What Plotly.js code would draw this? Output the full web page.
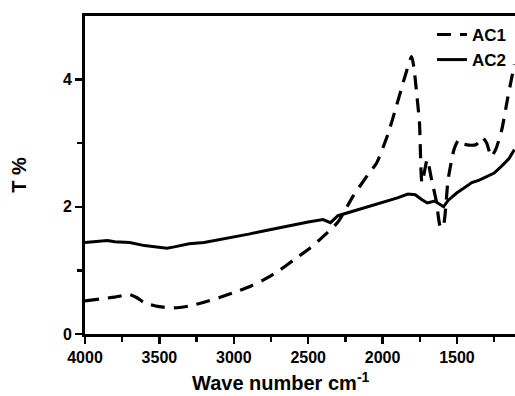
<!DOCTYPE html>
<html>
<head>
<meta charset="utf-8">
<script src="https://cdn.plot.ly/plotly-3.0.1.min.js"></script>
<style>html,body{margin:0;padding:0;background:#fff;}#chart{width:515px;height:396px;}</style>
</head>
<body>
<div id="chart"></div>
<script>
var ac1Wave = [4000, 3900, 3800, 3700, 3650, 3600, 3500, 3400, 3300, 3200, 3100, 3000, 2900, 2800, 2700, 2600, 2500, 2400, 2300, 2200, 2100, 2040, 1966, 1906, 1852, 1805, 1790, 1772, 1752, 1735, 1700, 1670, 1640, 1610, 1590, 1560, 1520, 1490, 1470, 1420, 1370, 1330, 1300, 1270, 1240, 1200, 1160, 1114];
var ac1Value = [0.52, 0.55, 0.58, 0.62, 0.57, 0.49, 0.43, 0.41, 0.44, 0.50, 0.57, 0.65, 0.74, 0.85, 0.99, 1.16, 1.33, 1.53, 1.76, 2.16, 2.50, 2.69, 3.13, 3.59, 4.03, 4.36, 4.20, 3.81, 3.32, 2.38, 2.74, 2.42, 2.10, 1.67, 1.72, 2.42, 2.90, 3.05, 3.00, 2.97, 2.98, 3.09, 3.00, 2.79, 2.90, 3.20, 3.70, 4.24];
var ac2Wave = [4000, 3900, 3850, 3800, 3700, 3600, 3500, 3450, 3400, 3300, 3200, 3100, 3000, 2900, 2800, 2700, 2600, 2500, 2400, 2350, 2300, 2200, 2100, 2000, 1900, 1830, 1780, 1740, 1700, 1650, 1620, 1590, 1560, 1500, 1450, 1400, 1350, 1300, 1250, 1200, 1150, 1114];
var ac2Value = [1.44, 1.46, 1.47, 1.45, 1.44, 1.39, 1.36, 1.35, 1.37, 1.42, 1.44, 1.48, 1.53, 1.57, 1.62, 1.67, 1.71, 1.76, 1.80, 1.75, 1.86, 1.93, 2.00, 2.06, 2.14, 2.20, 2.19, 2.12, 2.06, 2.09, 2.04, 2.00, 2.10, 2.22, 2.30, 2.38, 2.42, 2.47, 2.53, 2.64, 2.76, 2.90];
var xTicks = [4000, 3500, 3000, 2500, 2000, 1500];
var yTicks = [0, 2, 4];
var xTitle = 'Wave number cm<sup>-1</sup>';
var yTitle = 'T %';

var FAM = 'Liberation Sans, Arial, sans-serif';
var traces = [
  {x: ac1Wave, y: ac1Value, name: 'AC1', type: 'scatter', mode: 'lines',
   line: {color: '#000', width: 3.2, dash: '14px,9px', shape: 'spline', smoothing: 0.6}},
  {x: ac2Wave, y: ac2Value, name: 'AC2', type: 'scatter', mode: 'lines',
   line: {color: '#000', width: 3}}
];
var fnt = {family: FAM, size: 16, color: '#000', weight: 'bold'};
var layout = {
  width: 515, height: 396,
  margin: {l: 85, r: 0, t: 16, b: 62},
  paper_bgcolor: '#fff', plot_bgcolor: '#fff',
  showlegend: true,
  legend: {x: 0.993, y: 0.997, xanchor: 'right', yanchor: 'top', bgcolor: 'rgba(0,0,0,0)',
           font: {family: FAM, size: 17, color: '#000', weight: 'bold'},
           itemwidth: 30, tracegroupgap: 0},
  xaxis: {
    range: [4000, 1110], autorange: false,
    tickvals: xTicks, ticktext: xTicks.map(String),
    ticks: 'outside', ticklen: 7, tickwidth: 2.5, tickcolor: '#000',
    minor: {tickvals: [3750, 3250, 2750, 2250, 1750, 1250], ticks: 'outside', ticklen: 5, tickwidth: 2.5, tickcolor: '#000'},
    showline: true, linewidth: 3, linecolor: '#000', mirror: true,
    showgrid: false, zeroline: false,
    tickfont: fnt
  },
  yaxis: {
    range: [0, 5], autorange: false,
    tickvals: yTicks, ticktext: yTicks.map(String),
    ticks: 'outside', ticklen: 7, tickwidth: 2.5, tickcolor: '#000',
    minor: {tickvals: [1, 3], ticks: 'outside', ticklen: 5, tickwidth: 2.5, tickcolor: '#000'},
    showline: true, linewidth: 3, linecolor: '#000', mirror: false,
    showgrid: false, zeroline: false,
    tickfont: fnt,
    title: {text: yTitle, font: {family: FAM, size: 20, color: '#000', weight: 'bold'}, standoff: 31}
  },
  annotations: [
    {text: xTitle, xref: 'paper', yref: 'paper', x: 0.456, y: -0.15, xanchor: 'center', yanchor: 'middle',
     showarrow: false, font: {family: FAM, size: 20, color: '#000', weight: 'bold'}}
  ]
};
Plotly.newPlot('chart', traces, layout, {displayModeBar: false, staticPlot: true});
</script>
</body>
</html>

* * * *

**Task**: Except for the pictures, give all the material above again verbatim.

**Reply to the exercise**:
What Plotly.js code would draw this? Output the full web page.
<!DOCTYPE html>
<html>
<head>
<meta charset="utf-8">
<script src="https://cdn.plot.ly/plotly-3.0.1.min.js"></script>
<style>html,body{margin:0;padding:0;background:#fff;}#chart{width:515px;height:396px;}</style>
</head>
<body>
<div id="chart"></div>
<script>
var ac1Wave = [4000, 3900, 3800, 3700, 3650, 3600, 3500, 3400, 3300, 3200, 3100, 3000, 2900, 2800, 2700, 2600, 2500, 2400, 2300, 2200, 2100, 2040, 1966, 1906, 1852, 1805, 1790, 1772, 1752, 1735, 1700, 1670, 1640, 1610, 1590, 1560, 1520, 1490, 1470, 1420, 1370, 1330, 1300, 1270, 1240, 1200, 1160, 1114];
var ac1Value = [0.52, 0.55, 0.58, 0.62, 0.57, 0.49, 0.43, 0.41, 0.44, 0.50, 0.57, 0.65, 0.74, 0.85, 0.99, 1.16, 1.33, 1.53, 1.76, 2.16, 2.50, 2.69, 3.13, 3.59, 4.03, 4.36, 4.20, 3.81, 3.32, 2.38, 2.74, 2.42, 2.10, 1.67, 1.72, 2.42, 2.90, 3.05, 3.00, 2.97, 2.98, 3.09, 3.00, 2.79, 2.90, 3.20, 3.70, 4.24];
var ac2Wave = [4000, 3900, 3850, 3800, 3700, 3600, 3500, 3450, 3400, 3300, 3200, 3100, 3000, 2900, 2800, 2700, 2600, 2500, 2400, 2350, 2300, 2200, 2100, 2000, 1900, 1830, 1780, 1740, 1700, 1650, 1620, 1590, 1560, 1500, 1450, 1400, 1350, 1300, 1250, 1200, 1150, 1114];
var ac2Value = [1.44, 1.46, 1.47, 1.45, 1.44, 1.39, 1.36, 1.35, 1.37, 1.42, 1.44, 1.48, 1.53, 1.57, 1.62, 1.67, 1.71, 1.76, 1.80, 1.75, 1.86, 1.93, 2.00, 2.06, 2.14, 2.20, 2.19, 2.12, 2.06, 2.09, 2.04, 2.00, 2.10, 2.22, 2.30, 2.38, 2.42, 2.47, 2.53, 2.64, 2.76, 2.90];
var xTicks = [4000, 3500, 3000, 2500, 2000, 1500];
var yTicks = [0, 2, 4];
var xTitle = 'Wave number cm<sup>-1</sup>';
var yTitle = 'T %';

var FAM = 'Liberation Sans, Arial, sans-serif';
var traces = [
  {x: ac1Wave, y: ac1Value, name: 'AC1', type: 'scatter', mode: 'lines',
   line: {color: '#000', width: 3.2, dash: '14px,9px', shape: 'spline', smoothing: 0.6}},
  {x: ac2Wave, y: ac2Value, name: 'AC2', type: 'scatter', mode: 'lines',
   line: {color: '#000', width: 3}}
];
var fnt = {family: FAM, size: 16, color: '#000', weight: 'bold'};
var layout = {
  width: 515, height: 396,
  margin: {l: 85, r: 0, t: 16, b: 62},
  paper_bgcolor: '#fff', plot_bgcolor: '#fff',
  showlegend: true,
  legend: {x: 0.993, y: 0.997, xanchor: 'right', yanchor: 'top', bgcolor: 'rgba(0,0,0,0)',
           font: {family: FAM, size: 17, color: '#000', weight: 'bold'},
           itemwidth: 30, tracegroupgap: 0},
  xaxis: {
    range: [4000, 1110], autorange: false,
    tickvals: xTicks, ticktext: xTicks.map(String),
    ticks: 'outside', ticklen: 7, tickwidth: 2.5, tickcolor: '#000',
    minor: {tickvals: [3750, 3250, 2750, 2250, 1750, 1250], ticks: 'outside', ticklen: 5, tickwidth: 2.5, tickcolor: '#000'},
    showline: true, linewidth: 3, linecolor: '#000', mirror: true,
    showgrid: false, zeroline: false,
    tickfont: fnt
  },
  yaxis: {
    range: [0, 5], autorange: false,
    tickvals: yTicks, ticktext: yTicks.map(String),
    ticks: 'outside', ticklen: 7, tickwidth: 2.5, tickcolor: '#000',
    minor: {tickvals: [1, 3], ticks: 'outside', ticklen: 5, tickwidth: 2.5, tickcolor: '#000'},
    showline: true, linewidth: 3, linecolor: '#000', mirror: false,
    showgrid: false, zeroline: false,
    tickfont: fnt,
    title: {text: yTitle, font: {family: FAM, size: 20, color: '#000', weight: 'bold'}, standoff: 31}
  },
  annotations: [
    {text: xTitle, xref: 'paper', yref: 'paper', x: 0.456, y: -0.15, xanchor: 'center', yanchor: 'middle',
     showarrow: false, font: {family: FAM, size: 20, color: '#000', weight: 'bold'}}
  ]
};
Plotly.newPlot('chart', traces, layout, {displayModeBar: false, staticPlot: true});
</script>
</body>
</html>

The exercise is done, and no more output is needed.